What needs to be done: Leave out the pictures and set down exactly the lines from the start of the listing through the one with "(0,0) rectangle (719,908);", both included.

** START Data segment **

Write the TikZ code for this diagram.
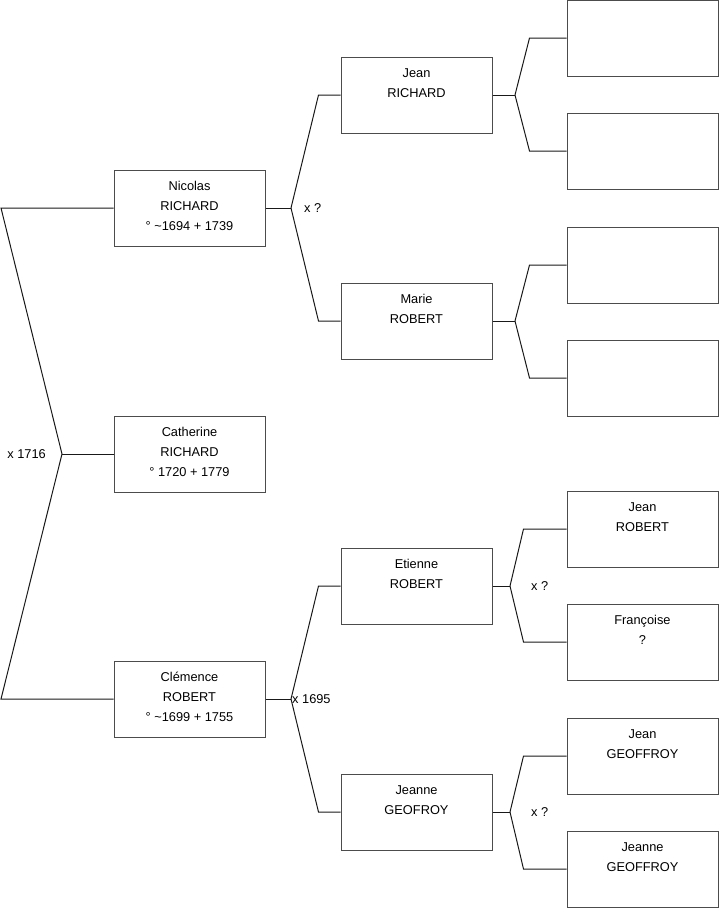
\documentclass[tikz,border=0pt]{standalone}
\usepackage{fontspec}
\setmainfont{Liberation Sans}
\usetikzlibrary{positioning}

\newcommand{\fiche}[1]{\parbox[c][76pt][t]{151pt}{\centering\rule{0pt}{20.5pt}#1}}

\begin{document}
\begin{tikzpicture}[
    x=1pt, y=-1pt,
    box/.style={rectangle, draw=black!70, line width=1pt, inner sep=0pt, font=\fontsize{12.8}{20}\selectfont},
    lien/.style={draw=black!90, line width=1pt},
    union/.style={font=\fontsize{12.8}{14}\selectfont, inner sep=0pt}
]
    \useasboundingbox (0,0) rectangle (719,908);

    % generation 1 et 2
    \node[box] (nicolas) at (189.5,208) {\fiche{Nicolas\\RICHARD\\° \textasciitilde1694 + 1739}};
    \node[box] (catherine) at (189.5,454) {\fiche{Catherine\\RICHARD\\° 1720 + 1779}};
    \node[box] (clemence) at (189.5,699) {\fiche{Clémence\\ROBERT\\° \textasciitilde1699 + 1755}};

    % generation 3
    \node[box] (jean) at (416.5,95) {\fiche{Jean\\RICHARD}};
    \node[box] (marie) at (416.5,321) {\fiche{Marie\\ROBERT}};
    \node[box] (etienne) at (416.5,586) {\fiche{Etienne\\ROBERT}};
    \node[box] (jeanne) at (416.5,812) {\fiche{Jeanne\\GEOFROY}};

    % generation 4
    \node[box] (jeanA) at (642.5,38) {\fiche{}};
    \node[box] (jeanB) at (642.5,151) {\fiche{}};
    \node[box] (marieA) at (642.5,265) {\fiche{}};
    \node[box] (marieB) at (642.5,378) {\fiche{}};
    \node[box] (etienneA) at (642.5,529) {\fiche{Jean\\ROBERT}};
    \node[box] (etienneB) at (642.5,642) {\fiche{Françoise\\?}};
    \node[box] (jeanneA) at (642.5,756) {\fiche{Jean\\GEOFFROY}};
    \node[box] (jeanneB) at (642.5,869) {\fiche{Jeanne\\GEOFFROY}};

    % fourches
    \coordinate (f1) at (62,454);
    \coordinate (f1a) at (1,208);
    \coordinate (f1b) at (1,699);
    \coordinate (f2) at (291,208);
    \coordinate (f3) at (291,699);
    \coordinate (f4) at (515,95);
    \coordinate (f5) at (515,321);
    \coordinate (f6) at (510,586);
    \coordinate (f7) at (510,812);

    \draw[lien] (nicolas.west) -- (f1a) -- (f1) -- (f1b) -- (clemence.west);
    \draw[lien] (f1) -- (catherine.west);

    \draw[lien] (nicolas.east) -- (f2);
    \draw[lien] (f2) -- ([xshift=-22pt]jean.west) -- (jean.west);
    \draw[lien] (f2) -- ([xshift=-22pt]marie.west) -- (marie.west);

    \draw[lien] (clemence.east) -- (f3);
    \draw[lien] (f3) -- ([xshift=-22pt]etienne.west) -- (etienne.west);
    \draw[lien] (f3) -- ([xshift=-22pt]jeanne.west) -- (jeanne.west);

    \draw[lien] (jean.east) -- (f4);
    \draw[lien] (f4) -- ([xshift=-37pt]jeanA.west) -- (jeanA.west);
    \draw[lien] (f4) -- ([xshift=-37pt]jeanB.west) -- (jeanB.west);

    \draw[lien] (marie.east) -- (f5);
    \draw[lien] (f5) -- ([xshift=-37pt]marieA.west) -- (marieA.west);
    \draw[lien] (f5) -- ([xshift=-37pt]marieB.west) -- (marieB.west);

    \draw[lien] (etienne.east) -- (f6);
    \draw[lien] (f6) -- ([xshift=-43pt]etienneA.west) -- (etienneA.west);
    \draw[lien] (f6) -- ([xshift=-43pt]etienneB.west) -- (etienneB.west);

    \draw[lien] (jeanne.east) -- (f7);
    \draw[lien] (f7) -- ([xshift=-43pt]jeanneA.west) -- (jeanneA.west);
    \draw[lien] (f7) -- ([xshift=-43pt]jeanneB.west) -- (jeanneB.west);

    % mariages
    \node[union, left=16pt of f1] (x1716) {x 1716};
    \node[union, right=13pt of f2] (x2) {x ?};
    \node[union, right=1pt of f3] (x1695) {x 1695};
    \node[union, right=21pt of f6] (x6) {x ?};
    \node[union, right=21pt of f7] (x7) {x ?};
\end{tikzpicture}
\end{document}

** END Data segment **

The reply:
Write the TikZ code for this diagram.
\documentclass[tikz,border=0pt]{standalone}
\usepackage{fontspec}
\setmainfont{Liberation Sans}
\usetikzlibrary{positioning}

\newcommand{\fiche}[1]{\parbox[c][76pt][t]{151pt}{\centering\rule{0pt}{20.5pt}#1}}

\begin{document}
\begin{tikzpicture}[
    x=1pt, y=-1pt,
    box/.style={rectangle, draw=black!70, line width=1pt, inner sep=0pt, font=\fontsize{12.8}{20}\selectfont},
    lien/.style={draw=black!90, line width=1pt},
    union/.style={font=\fontsize{12.8}{14}\selectfont, inner sep=0pt}
]
    \useasboundingbox (0,0) rectangle (719,908);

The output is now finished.